[Data extracted from a collection]:

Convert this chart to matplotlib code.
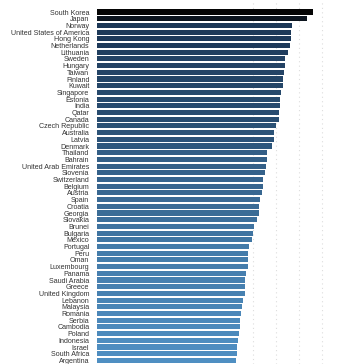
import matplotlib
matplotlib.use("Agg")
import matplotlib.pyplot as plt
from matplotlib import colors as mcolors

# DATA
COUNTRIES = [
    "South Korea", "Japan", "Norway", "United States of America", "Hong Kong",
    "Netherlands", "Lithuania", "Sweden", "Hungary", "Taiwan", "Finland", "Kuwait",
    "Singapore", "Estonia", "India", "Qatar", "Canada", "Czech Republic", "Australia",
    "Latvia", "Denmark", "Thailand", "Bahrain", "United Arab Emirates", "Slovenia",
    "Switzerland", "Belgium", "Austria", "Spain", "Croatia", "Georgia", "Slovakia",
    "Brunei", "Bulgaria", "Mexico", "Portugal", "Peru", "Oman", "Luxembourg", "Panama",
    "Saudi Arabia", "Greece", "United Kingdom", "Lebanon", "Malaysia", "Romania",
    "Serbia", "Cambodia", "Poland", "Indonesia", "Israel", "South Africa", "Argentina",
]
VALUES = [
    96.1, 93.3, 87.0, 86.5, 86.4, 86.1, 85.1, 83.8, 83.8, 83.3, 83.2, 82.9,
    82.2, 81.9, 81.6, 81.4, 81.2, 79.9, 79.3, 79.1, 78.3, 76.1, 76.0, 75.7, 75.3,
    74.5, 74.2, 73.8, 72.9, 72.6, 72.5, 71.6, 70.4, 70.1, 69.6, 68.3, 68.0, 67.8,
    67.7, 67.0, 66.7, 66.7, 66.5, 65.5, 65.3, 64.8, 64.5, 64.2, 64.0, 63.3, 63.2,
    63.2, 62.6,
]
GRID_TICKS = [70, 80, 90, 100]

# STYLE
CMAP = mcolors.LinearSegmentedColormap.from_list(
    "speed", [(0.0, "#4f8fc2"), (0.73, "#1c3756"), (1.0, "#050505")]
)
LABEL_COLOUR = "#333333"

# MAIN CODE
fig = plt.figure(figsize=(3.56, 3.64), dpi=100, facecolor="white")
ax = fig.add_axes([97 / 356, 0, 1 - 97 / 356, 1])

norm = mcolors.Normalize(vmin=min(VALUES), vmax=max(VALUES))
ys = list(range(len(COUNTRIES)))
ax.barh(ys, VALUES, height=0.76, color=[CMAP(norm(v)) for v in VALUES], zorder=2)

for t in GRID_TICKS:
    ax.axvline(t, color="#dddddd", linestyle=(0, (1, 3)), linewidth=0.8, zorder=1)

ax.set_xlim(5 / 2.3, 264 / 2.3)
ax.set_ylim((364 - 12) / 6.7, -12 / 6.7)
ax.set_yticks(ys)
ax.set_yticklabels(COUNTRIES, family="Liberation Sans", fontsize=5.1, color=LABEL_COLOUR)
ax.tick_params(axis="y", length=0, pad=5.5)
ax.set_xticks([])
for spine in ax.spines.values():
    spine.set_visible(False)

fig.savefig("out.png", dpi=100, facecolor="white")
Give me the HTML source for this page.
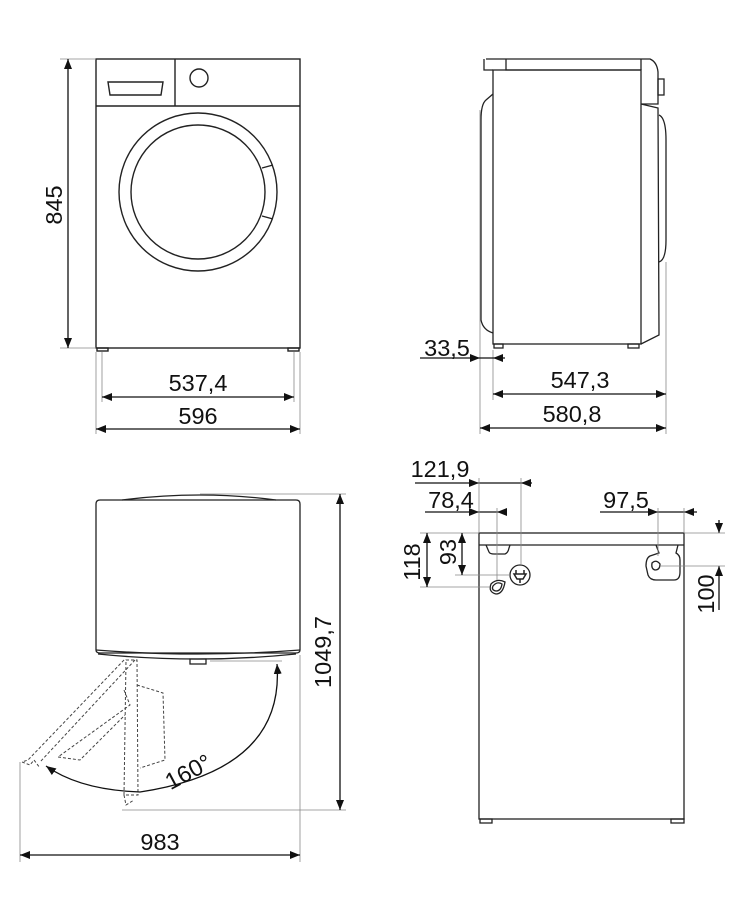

[Aim]:
Please give again the entries word for word, starting at the first line and ending with the line that contains "from matplotlib import colors as mcolors"; include both of those lines but none of the pictures.

[Result for this exercise]:
Convert this chart to matplotlib code.
import matplotlib
matplotlib.use("Agg")
import matplotlib.pyplot as plt
from matplotlib import colors as mcolors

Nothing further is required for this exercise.